== Objective ==
Can you set down, exactly as they appear below, the lines from the opening of the material through the one bearing "const FRAME = '#5e94d6';", minus the pictures?

== Stored data ==
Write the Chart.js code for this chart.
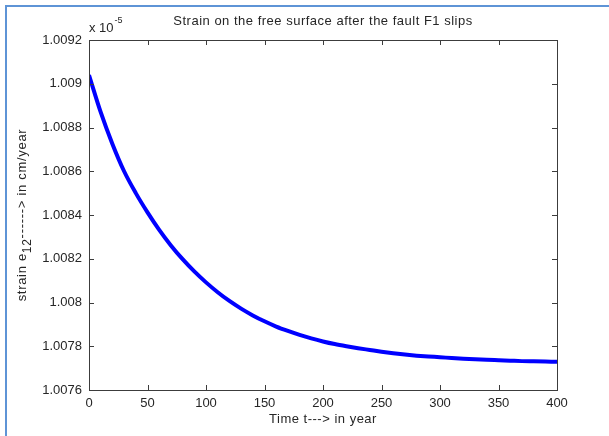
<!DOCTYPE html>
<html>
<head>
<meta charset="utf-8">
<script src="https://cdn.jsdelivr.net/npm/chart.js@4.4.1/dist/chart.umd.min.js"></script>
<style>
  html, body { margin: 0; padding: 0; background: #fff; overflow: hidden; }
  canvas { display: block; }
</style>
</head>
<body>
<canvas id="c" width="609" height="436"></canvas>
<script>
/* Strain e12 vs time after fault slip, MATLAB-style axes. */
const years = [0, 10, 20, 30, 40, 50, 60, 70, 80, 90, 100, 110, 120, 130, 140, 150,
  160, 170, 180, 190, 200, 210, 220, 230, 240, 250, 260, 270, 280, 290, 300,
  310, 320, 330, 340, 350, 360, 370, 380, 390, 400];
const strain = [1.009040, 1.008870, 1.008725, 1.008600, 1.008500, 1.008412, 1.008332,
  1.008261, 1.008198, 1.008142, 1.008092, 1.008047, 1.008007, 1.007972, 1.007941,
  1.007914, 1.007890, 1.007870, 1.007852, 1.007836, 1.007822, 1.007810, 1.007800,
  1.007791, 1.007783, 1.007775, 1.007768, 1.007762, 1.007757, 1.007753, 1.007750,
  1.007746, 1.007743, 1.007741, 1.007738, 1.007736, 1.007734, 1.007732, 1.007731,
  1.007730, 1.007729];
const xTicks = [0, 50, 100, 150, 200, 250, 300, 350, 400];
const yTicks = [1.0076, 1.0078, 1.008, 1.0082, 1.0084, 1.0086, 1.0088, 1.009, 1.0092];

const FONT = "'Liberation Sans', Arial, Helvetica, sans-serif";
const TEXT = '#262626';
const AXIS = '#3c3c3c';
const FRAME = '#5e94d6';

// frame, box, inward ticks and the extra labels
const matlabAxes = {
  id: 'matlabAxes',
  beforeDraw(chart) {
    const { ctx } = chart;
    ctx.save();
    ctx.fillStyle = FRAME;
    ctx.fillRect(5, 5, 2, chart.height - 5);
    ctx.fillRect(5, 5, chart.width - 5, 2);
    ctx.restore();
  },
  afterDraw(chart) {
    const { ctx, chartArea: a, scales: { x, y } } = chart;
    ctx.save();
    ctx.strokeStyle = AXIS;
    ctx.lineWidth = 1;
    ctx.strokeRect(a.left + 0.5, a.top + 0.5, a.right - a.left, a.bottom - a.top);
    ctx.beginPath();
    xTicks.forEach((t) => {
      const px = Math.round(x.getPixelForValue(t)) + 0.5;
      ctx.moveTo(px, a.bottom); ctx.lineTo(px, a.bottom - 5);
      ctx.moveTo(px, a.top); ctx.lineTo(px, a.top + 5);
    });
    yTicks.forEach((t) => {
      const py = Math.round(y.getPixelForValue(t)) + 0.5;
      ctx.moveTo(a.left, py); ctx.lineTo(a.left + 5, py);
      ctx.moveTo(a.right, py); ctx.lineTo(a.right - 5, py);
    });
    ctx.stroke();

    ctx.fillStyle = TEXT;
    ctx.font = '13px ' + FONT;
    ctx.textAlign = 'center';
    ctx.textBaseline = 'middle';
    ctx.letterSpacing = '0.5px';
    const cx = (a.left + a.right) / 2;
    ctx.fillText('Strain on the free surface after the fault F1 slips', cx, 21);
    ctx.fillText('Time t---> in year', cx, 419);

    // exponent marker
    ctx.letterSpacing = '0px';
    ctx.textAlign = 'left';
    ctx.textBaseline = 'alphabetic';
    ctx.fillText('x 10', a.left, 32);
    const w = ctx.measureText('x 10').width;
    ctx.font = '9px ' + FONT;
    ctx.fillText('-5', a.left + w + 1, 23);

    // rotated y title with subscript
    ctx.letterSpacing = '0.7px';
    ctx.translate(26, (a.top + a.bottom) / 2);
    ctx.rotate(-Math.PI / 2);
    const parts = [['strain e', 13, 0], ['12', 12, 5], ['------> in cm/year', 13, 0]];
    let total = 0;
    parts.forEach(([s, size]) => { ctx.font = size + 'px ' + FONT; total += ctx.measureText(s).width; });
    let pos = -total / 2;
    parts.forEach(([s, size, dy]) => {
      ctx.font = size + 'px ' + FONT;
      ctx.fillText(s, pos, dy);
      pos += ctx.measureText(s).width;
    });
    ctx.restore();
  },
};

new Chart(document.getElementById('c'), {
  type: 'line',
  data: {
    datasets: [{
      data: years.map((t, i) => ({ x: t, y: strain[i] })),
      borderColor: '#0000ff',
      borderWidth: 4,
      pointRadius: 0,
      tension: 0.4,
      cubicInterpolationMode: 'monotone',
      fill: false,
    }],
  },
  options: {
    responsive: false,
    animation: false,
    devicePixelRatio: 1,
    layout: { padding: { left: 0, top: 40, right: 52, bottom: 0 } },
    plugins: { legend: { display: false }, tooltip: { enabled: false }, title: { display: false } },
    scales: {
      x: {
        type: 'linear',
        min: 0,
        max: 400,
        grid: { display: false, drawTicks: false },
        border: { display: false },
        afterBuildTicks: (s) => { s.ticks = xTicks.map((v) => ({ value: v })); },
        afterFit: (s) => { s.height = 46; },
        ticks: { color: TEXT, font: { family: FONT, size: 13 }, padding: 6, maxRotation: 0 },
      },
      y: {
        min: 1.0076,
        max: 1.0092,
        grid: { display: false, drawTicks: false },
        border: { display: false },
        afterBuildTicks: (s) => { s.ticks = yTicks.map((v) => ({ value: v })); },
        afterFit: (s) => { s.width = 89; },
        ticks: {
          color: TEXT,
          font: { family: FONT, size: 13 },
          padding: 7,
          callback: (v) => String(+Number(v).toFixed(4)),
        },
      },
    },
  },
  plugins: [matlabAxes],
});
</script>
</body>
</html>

== The completed task ==
Write the Chart.js code for this chart.
<!DOCTYPE html>
<html>
<head>
<meta charset="utf-8">
<script src="https://cdn.jsdelivr.net/npm/chart.js@4.4.1/dist/chart.umd.min.js"></script>
<style>
  html, body { margin: 0; padding: 0; background: #fff; overflow: hidden; }
  canvas { display: block; }
</style>
</head>
<body>
<canvas id="c" width="609" height="436"></canvas>
<script>
/* Strain e12 vs time after fault slip, MATLAB-style axes. */
const years = [0, 10, 20, 30, 40, 50, 60, 70, 80, 90, 100, 110, 120, 130, 140, 150,
  160, 170, 180, 190, 200, 210, 220, 230, 240, 250, 260, 270, 280, 290, 300,
  310, 320, 330, 340, 350, 360, 370, 380, 390, 400];
const strain = [1.009040, 1.008870, 1.008725, 1.008600, 1.008500, 1.008412, 1.008332,
  1.008261, 1.008198, 1.008142, 1.008092, 1.008047, 1.008007, 1.007972, 1.007941,
  1.007914, 1.007890, 1.007870, 1.007852, 1.007836, 1.007822, 1.007810, 1.007800,
  1.007791, 1.007783, 1.007775, 1.007768, 1.007762, 1.007757, 1.007753, 1.007750,
  1.007746, 1.007743, 1.007741, 1.007738, 1.007736, 1.007734, 1.007732, 1.007731,
  1.007730, 1.007729];
const xTicks = [0, 50, 100, 150, 200, 250, 300, 350, 400];
const yTicks = [1.0076, 1.0078, 1.008, 1.0082, 1.0084, 1.0086, 1.0088, 1.009, 1.0092];

const FONT = "'Liberation Sans', Arial, Helvetica, sans-serif";
const TEXT = '#262626';
const AXIS = '#3c3c3c';
const FRAME = '#5e94d6';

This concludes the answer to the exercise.